— Given problem —
Reproduce the listing below from the line with "Write a web" to the line with "const FONT = 'Liberation", both lines included, character for character, minus any pictures.

— Dataset records —
============================================================

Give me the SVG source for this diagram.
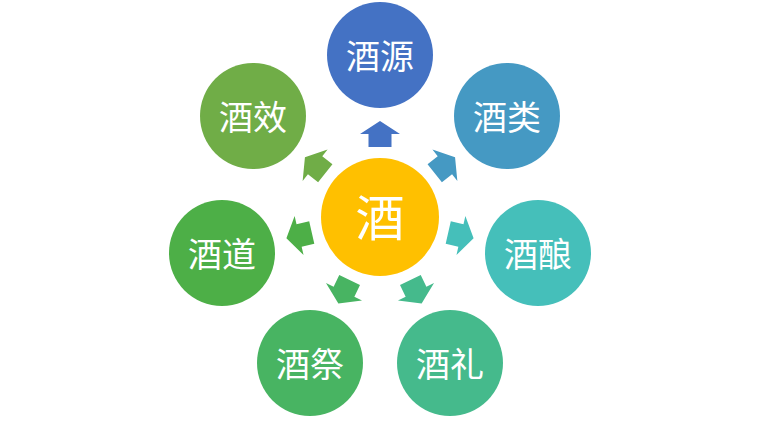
<svg xmlns="http://www.w3.org/2000/svg" width="760" height="421" viewBox="0 0 760 421">
<defs>
<style>
.lbl{font-family:"Liberation Sans","Noto Sans CJK SC",sans-serif;font-size:34px;fill:#fff;text-anchor:middle}
.big{font-size:49px}
</style>
<polygon id="arr" points="0,-96 20,-83 11.5,-83 11.5,-70 -11.5,-70 -11.5,-83 -20,-83"/>
</defs>
<rect width="760" height="421" fill="#fff"/>
<g id="connectors">
<use href="#arr" fill="#4472C4" transform="translate(380,217) rotate(0)"/>
<use href="#arr" fill="#4599C3" transform="translate(380,217) rotate(51.43)"/>
<use href="#arr" fill="#45BFBA" transform="translate(380,217) rotate(102.86)"/>
<use href="#arr" fill="#45BA8C" transform="translate(380,217) rotate(154.29)"/>
<use href="#arr" fill="#48B462" transform="translate(380,217) rotate(205.71)"/>
<use href="#arr" fill="#4DAF47" transform="translate(380,217) rotate(257.14)"/>
<use href="#arr" fill="#70AD47" transform="translate(380,217) rotate(308.57)"/>
</g>
<g id="center"><circle cx="380" cy="217" r="59" fill="#FFC000"/><text class="lbl big" x="380" y="236">酒</text></g>
<g id="n-jiuyuan"><circle cx="380" cy="55" r="53" fill="#4472C4"/><text class="lbl" x="380" y="69">酒源</text></g>
<g id="n-jiulei"><circle cx="507" cy="116" r="53" fill="#4599C3"/><text class="lbl" x="507" y="130">酒类</text></g>
<g id="n-jiuniang"><circle cx="538" cy="253" r="53" fill="#45BFBA"/><text class="lbl" x="538" y="267">酒酿</text></g>
<g id="n-jiuli"><circle cx="450" cy="363" r="53" fill="#45BA8C"/><text class="lbl" x="450" y="377">酒礼</text></g>
<g id="n-jiuji"><circle cx="310" cy="363" r="53" fill="#48B462"/><text class="lbl" x="310" y="377">酒祭</text></g>
<g id="n-jiudao"><circle cx="222" cy="253" r="53" fill="#4DAF47"/><text class="lbl" x="222" y="267">酒道</text></g>
<g id="n-jiuxiao"><circle cx="253" cy="116" r="53" fill="#70AD47"/><text class="lbl" x="253" y="130">酒效</text></g>
</svg>
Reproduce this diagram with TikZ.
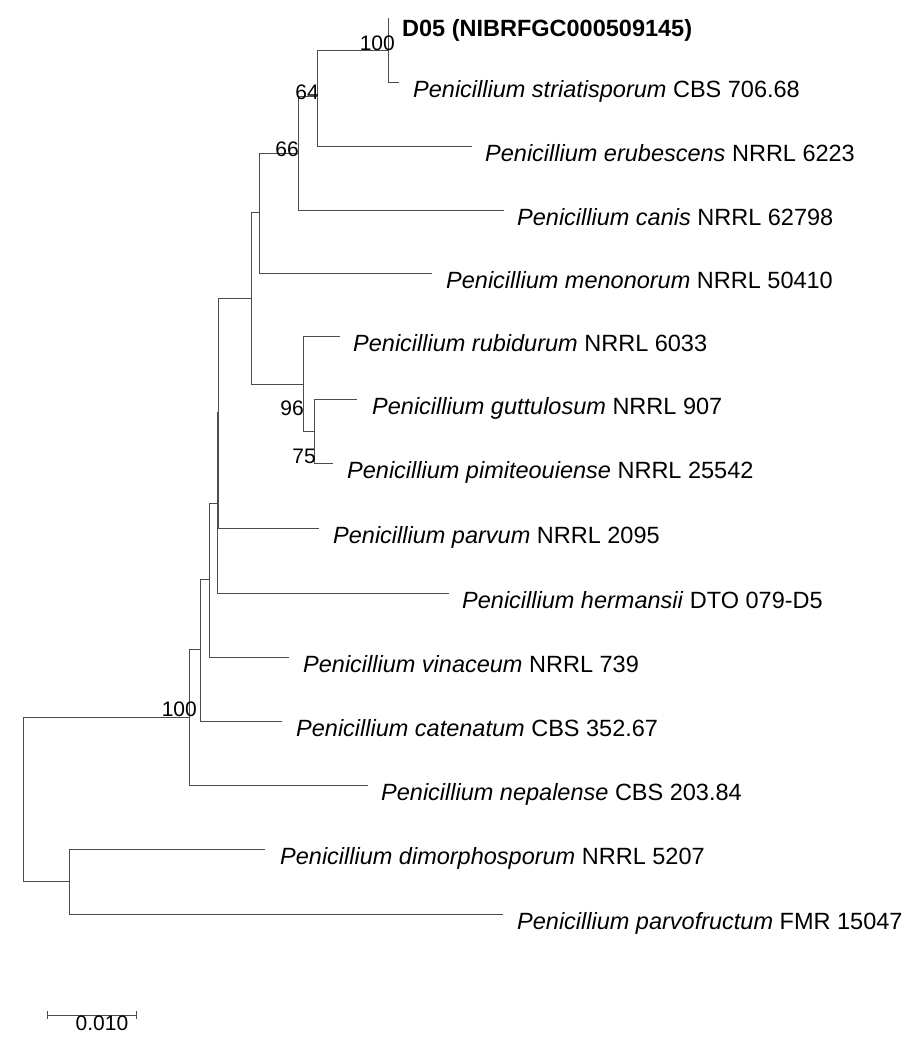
\documentclass[tikz,border=0pt]{standalone}
\usepackage{fontspec}
\setmainfont{Liberation Sans}
\begin{document}
\begin{tikzpicture}[x=1pt,y=-1pt,
  br/.style={draw=black!70,line width=0.8pt},
  leaf/.style={anchor=base west,font=\fontsize{23.5}{26}\selectfont,inner sep=0pt},
  boot/.style={anchor=base east,font=\fontsize{21}{23}\selectfont,inner sep=0pt}]
\useasboundingbox (0,0) rectangle (922,1045);
% internal nodes
\coordinate (A) at (388,50);
\coordinate (B) at (317,96);
\coordinate (C) at (298,153);
\coordinate (D) at (259,212);
\coordinate (E) at (251,298);
\coordinate (F) at (303,384);
\coordinate (G) at (314,431);
\coordinate (H) at (218,412);
\coordinate (I) at (217,503);
\coordinate (J) at (209,579);
\coordinate (K) at (200,649);
\coordinate (L) at (189,717);
\coordinate (R) at (23,800);
\coordinate (M) at (69,881);
% leaf ends
\coordinate (l1) at (388,18);
\coordinate (l2) at (399,82);
\coordinate (l3) at (472,146);
\coordinate (l4) at (504,210);
\coordinate (l5) at (432,273);
\coordinate (l6) at (340,336);
\coordinate (l7) at (357,399);
\coordinate (l8) at (333,463);
\coordinate (l9) at (319,528);
\coordinate (l10) at (449,593);
\coordinate (l11) at (289,657);
\coordinate (l12) at (282,721);
\coordinate (l13) at (368,785);
\coordinate (l14) at (265,849);
\coordinate (l15) at (503,914);
% branches
\draw[br] (l1) -- (A |- l1) -- (A |- l2) -- (l2);
\draw[br] (B |- A) -- (A);
\draw[br] (B |- A) -- (B |- l3) -- (l3);
\draw[br] (C |- B) -- (B);
\draw[br] (C |- B) -- (C |- l4) -- (l4);
\draw[br] (D |- C) -- (C);
\draw[br] (D |- C) -- (D |- l5) -- (l5);
\draw[br] (E |- D) -- (D);
\draw[br] (E |- D) -- (E |- F) -- (F);
\draw[br] (F |- l6) -- (l6);
\draw[br] (F |- l6) -- (F |- G) -- (G);
\draw[br] (G |- l7) -- (l7);
\draw[br] (G |- l7) -- (G |- l8) -- (l8);
\draw[br] (H |- E) -- (E);
\draw[br] (H |- E) -- (H |- l9) -- (l9);
\draw[br] (I |- H) -- (H);
\draw[br] (I |- H) -- (I |- l10) -- (l10);
\draw[br] (J |- I) -- (I);
\draw[br] (J |- I) -- (J |- l11) -- (l11);
\draw[br] (K |- J) -- (J);
\draw[br] (K |- J) -- (K |- l12) -- (l12);
\draw[br] (L |- K) -- (K);
\draw[br] (L |- K) -- (L |- l13) -- (l13);
\draw[br] (R |- L) -- (L);
\draw[br] (R |- L) -- (R |- M) -- (M);
\draw[br] (M |- l14) -- (l14);
\draw[br] (M |- l14) -- (M |- l15) -- (l15);
% leaf labels
\node[leaf] (t1) at (402,36) {\textbf{D05 (NIBRFGC000509145)}};
\node[leaf] (t2) at (413,97) {\textit{Penicillium striatisporum} CBS 706.68};
\node[leaf] (t3) at (485,161) {\textit{Penicillium erubescens} NRRL 6223};
\node[leaf] (t4) at (517,225) {\textit{Penicillium canis} NRRL 62798};
\node[leaf] (t5) at (446,288) {\textit{Penicillium menonorum} NRRL 50410};
\node[leaf] (t6) at (353,351) {\textit{Penicillium rubidurum} NRRL 6033};
\node[leaf] (t7) at (372,414) {\textit{Penicillium guttulosum} NRRL 907};
\node[leaf] (t8) at (347,478) {\textit{Penicillium pimiteouiense} NRRL 25542};
\node[leaf] (t9) at (333,543) {\textit{Penicillium parvum} NRRL 2095};
\node[leaf] (t10) at (462,608) {\textit{Penicillium hermansii} DTO 079-D5};
\node[leaf] (t11) at (303,672) {\textit{Penicillium vinaceum} NRRL 739};
\node[leaf] (t12) at (296,736) {\textit{Penicillium catenatum} CBS 352.67};
\node[leaf] (t13) at (381,800) {\textit{Penicillium nepalense} CBS 203.84};
\node[leaf] (t14) at (280,864) {\textit{Penicillium dimorphosporum} NRRL 5207};
\node[leaf] (t15) at (517,929) {\textit{Penicillium parvofructum} FMR 15047};
% bootstrap
\node[boot] (b1) at (395,50) {100};
\node[boot] (b2) at (319,99) {64};
\node[boot] (b3) at (299,156) {66};
\node[boot] (b4) at (304,415) {96};
\node[boot] (b5) at (316,463) {75};
\node[boot] (b6) at (197,716) {100};
% scale bar
\coordinate (s1) at (47,1015);
\coordinate (s2) at (136,1015);
\draw[br] (s1) -- (s2);
\draw[br] ([yshift=-4]s1) -- ([yshift=4]s1);
\draw[br] ([yshift=-4]s2) -- ([yshift=4]s2);
\node[anchor=base,font=\fontsize{21}{23}\selectfont,inner sep=0pt] (sl) at (102,1030) {0.010};
\end{tikzpicture}
\end{document}
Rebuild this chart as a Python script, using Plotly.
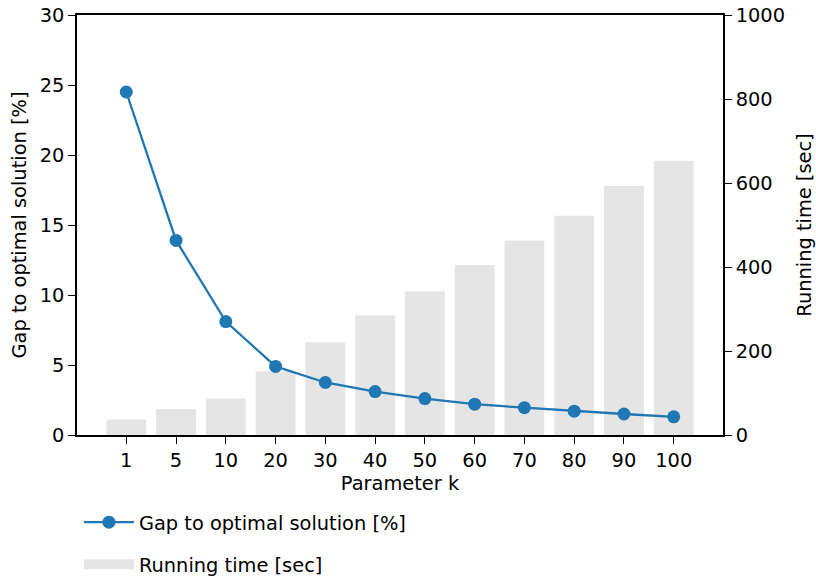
import plotly.graph_objects as go

k_labels = ["1", "5", "10", "20", "30", "40", "50", "60", "70", "80", "90", "100"]
gap_pct = [24.5, 13.9, 8.1, 4.9, 3.75, 3.1, 2.6, 2.2, 1.95, 1.7, 1.5, 1.3]
run_time = [37, 62, 87, 152, 221, 285, 342, 405, 463, 522, 593, 653]

FONT = "DejaVu Sans"
FS = 19.4
fig = go.Figure()

fig.add_trace(go.Bar(
    x=k_labels, y=run_time, yaxis="y", width=0.8,
    marker=dict(color="#e5e5e5", line=dict(width=0)),
    showlegend=False, name="Running time [sec]"))

fig.add_trace(go.Scatter(
    x=k_labels, y=gap_pct, yaxis="y2", mode="lines+markers",
    line=dict(color="#1f77b4", width=2.3),
    marker=dict(color="#1f77b4", size=13),
    name="Gap to optimal solution [%]", legend="legend"))

fig.add_trace(go.Scatter(
    x=[None], y=[None], yaxis="y", mode="lines",
    line=dict(color="#e5e5e5", width=12),
    name="Running time [sec]", legend="legend2"))

axis_common = dict(showline=True, linecolor="black", linewidth=1.5,
                   ticks="outside", ticklen=7, tickwidth=1.3, tickcolor="black",
                   showgrid=False, zeroline=False, automargin=False,
                   tickfont=dict(family=FONT, size=FS, color="black"))

fig.update_layout(
    width=816, height=581,
    margin=dict(l=77, r=93, t=15, b=146, autoexpand=False),
    plot_bgcolor="white", paper_bgcolor="white",
    font=dict(family=FONT, size=FS, color="black"),
    bargap=0.2,
    xaxis=dict(**axis_common, mirror=True, type="category", range=[-0.99, 11.99],
               title=dict(text="Parameter k", font=dict(family=FONT, size=FS), standoff=4)),
    yaxis=dict(**axis_common, side="right", range=[0, 1000], dtick=200,
               title=dict(text="Running time [sec]", font=dict(family=FONT, size=FS), standoff=14)),
    yaxis2=dict(**axis_common, side="left", overlaying="y", range=[0, 30], dtick=5,
                title=dict(text="Gap to optimal solution [%]", font=dict(family=FONT, size=FS), standoff=8)),
    legend=dict(x=0.003, y=-0.162, xanchor="left", yanchor="top", itemwidth=50,
                bgcolor="rgba(0,0,0,0)", font=dict(family=FONT, size=FS)),
    legend2=dict(x=0.003, y=-0.262, xanchor="left", yanchor="top", itemwidth=50,
                 bgcolor="rgba(0,0,0,0)", font=dict(family=FONT, size=FS)),
)

fig.write_html("out.html", config={"displayModeBar": False},
               post_script="document.body.style.margin='0px';")
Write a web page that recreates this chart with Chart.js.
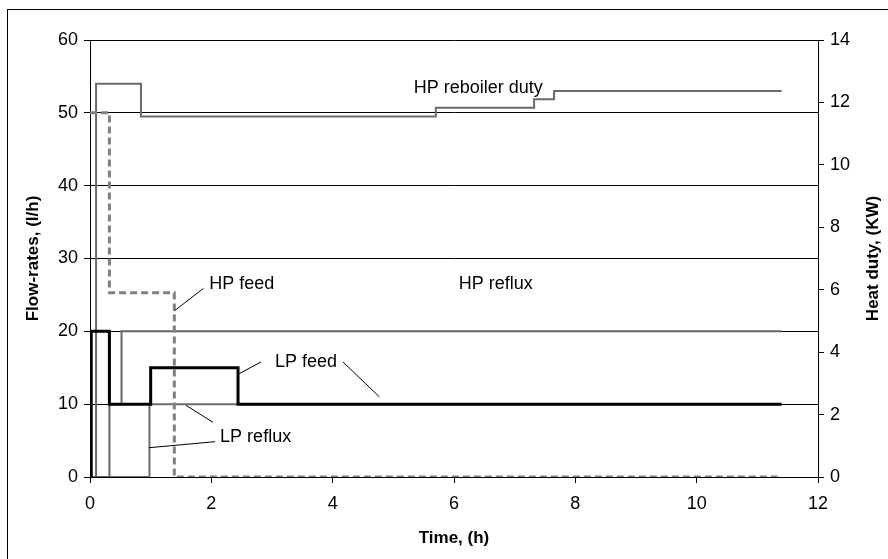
<!DOCTYPE html>
<html>
<head>
<meta charset="utf-8">
<script src="https://cdn.jsdelivr.net/npm/chart.js@4.4.1/dist/chart.umd.min.js"></script>
<style>
  html, body { margin: 0; padding: 0; background: #fff; }
  #wrap { width: 888px; height: 559px; }
</style>
</head>
<body>
<div id="wrap"><canvas id="chart" width="888" height="559"></canvas></div>
<script>
// step data, time in hours
const reboilerTime = [0, 0.1, 0.84, 5.7, 7.32, 7.65, 11.4];
const reboilerDuty = [0, 12.6, 11.55, 11.83, 12.1, 12.37, 12.37];   // KW

const hpFeedTime = [0, 0.32, 1.39, 11.4];
const hpFeed     = [50, 25.3, 0, 0];

const hpRefluxTime = [0, 0.32, 0.52, 11.4];
const hpReflux     = [0, 10, 20, 20];

const lpFeedTime = [0, 0.02, 0.32, 1.0, 2.44, 11.4];
const lpFeed     = [0, 20, 10, 15, 10, 10];

const lpRefluxTime = [0, 0.98, 11.4];
const lpReflux     = [0, 10, 10];

const timeTicks = [0, 2, 4, 6, 8, 10, 12];

// in-chart labels (data coordinates, left axis)
const noteText = ['HP reboiler duty', 'HP feed', 'HP reflux', 'LP feed', 'LP reflux'];
const noteX = [6.4, 2.5, 6.69, 3.56, 2.73];
const noteY = [53.4, 26.5, 26.5, 15.8, 5.5];

// leader lines
const leadX1 = [1.87, 2.82, 4.17, 2.06, 2.03];
const leadY1 = [25.9, 15.8, 15.8, 4.85, 7.5];
const leadX2 = [1.39, 2.44, 4.77, 0.97, 1.58];
const leadY2 = [22.8, 14.1, 11.0, 4.02, 9.85];

const pts = (xs, ys) => xs.map((x, i) => ({ x: x, y: ys[i] }));

const FONT = 'Liberation Sans, Arial, sans-serif';

// white background, frame, axis titles, annotation text
const decor = {
    id: 'decor',
    beforeDraw(chart) {
        const c = chart.ctx;
        c.save();
        c.fillStyle = '#fff';
        c.fillRect(0, 0, chart.width, chart.height);
        c.strokeStyle = '#000';
        c.lineWidth = 1;
        c.strokeRect(7.5, 9.5, chart.width + 20, chart.height + 20);
        c.restore();
    },
    afterDatasetsDraw(chart) {
        const c = chart.ctx;
        const xs = chart.scales.x, ys = chart.scales.y;
        const area = chart.chartArea;
        c.save();
        // leaders
        c.strokeStyle = '#000';
        c.lineWidth = 1;
        for (let i = 0; i < leadX1.length; i++) {
            c.beginPath();
            c.moveTo(xs.getPixelForValue(leadX1[i]), ys.getPixelForValue(leadY1[i]));
            c.lineTo(xs.getPixelForValue(leadX2[i]), ys.getPixelForValue(leadY2[i]));
            c.stroke();
        }
        // labels
        c.fillStyle = '#000';
        c.font = '18px ' + FONT;
        c.textAlign = 'center';
        c.textBaseline = 'middle';
        noteText.forEach((t, i) => {
            c.fillText(t, xs.getPixelForValue(noteX[i]), ys.getPixelForValue(noteY[i]));
        });
        // axis titles
        const midY = (area.top + area.bottom) / 2;
        c.font = 'bold 17px ' + FONT;
        c.save();
        c.translate(33, midY);
        c.rotate(-Math.PI / 2);
        c.fillText('Flow-rates, (l/h)', 0, 0);
        c.restore();
        c.save();
        c.translate(873, midY);
        c.rotate(-Math.PI / 2);
        c.fillText('Heat duty, (KW)', 0, 0);
        c.restore();
        c.fillText('Time, (h)', (area.left + area.right) / 2, 538);
        c.restore();
    }
};

const ctx = document.getElementById('chart').getContext('2d');
new Chart(ctx, {
    type: 'line',
    data: {
        datasets: [
            { label: 'LP feed', data: pts(lpFeedTime, lpFeed), borderColor: '#000', borderWidth: 3, yAxisID: 'y', order: 1 },
            { label: 'HP reflux', data: pts(hpRefluxTime, hpReflux), borderColor: '#666', borderWidth: 2, yAxisID: 'y', order: 3 },
            { label: 'LP reflux', data: pts(lpRefluxTime, lpReflux), borderColor: '#6e6e6e', borderWidth: 2, yAxisID: 'y', order: 4 },
            { label: 'HP feed', data: pts(hpFeedTime, hpFeed), borderColor: '#808080', borderWidth: 3, borderDash: [7, 4], yAxisID: 'y', order: 2 },
            { label: 'HP reboiler duty', data: pts(reboilerTime, reboilerDuty), borderColor: '#6a6a6a', borderWidth: 2, yAxisID: 'y2', order: 5 }
        ]
    },
    options: {
        responsive: false,
        animation: false,
        events: [],
        layout: { padding: { top: 40, left: 0, right: 0, bottom: 0 } },
        // value holds until the next time stamp
        datasets: { line: { stepped: 'before', pointRadius: 0, fill: false, borderCapStyle: 'butt' } },
        plugins: { legend: { display: false }, tooltip: { enabled: false } },
        scales: {
            x: {
                type: 'linear', min: 0, max: 12,
                afterBuildTicks: s => { s.ticks = timeTicks.map(v => ({ value: v })); },
                afterFit: s => { s.height = 82; },
                grid: { drawOnChartArea: false, color: '#000', tickLength: 6 },
                border: { color: '#000', width: 1 },
                ticks: { color: '#000', font: { family: FONT, size: 18 }, padding: 10, maxRotation: 0 }
            },
            y: {
                position: 'left', min: 0, max: 60,
                ticks: { stepSize: 10, color: '#000', font: { family: FONT, size: 18 }, padding: 6 },
                afterFit: s => { s.width = 90; },
                grid: { color: '#000', lineWidth: 1, tickLength: 6 },
                border: { color: '#000', width: 1 }
            },
            y2: {
                position: 'right', min: 0, max: 14,
                ticks: { stepSize: 2, color: '#000', font: { family: FONT, size: 18 }, padding: 6 },
                afterFit: s => { s.width = 70; },
                grid: { drawOnChartArea: false, color: '#000', tickLength: 6 },
                border: { color: '#000', width: 1 }
            }
        }
    },
    plugins: [decor]
});
</script>
</body>
</html>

============================================================

— Correct answer —
Write a web page that recreates this chart with Chart.js.
<!DOCTYPE html>
<html>
<head>
<meta charset="utf-8">
<script src="https://cdn.jsdelivr.net/npm/chart.js@4.4.1/dist/chart.umd.min.js"></script>
<style>
  html, body { margin: 0; padding: 0; background: #fff; }
  #wrap { width: 888px; height: 559px; }
</style>
</head>
<body>
<div id="wrap"><canvas id="chart" width="888" height="559"></canvas></div>
<script>
// step data, time in hours
const reboilerTime = [0, 0.1, 0.84, 5.7, 7.32, 7.65, 11.4];
const reboilerDuty = [0, 12.6, 11.55, 11.83, 12.1, 12.37, 12.37];   // KW

const hpFeedTime = [0, 0.32, 1.39, 11.4];
const hpFeed     = [50, 25.3, 0, 0];

const hpRefluxTime = [0, 0.32, 0.52, 11.4];
const hpReflux     = [0, 10, 20, 20];

const lpFeedTime = [0, 0.02, 0.32, 1.0, 2.44, 11.4];
const lpFeed     = [0, 20, 10, 15, 10, 10];

const lpRefluxTime = [0, 0.98, 11.4];
const lpReflux     = [0, 10, 10];

const timeTicks = [0, 2, 4, 6, 8, 10, 12];

// in-chart labels (data coordinates, left axis)
const noteText = ['HP reboiler duty', 'HP feed', 'HP reflux', 'LP feed', 'LP reflux'];
const noteX = [6.4, 2.5, 6.69, 3.56, 2.73];
const noteY = [53.4, 26.5, 26.5, 15.8, 5.5];

// leader lines
const leadX1 = [1.87, 2.82, 4.17, 2.06, 2.03];
const leadY1 = [25.9, 15.8, 15.8, 4.85, 7.5];
const leadX2 = [1.39, 2.44, 4.77, 0.97, 1.58];
const leadY2 = [22.8, 14.1, 11.0, 4.02, 9.85];

const pts = (xs, ys) => xs.map((x, i) => ({ x: x, y: ys[i] }));

const FONT = 'Liberation Sans, Arial, sans-serif';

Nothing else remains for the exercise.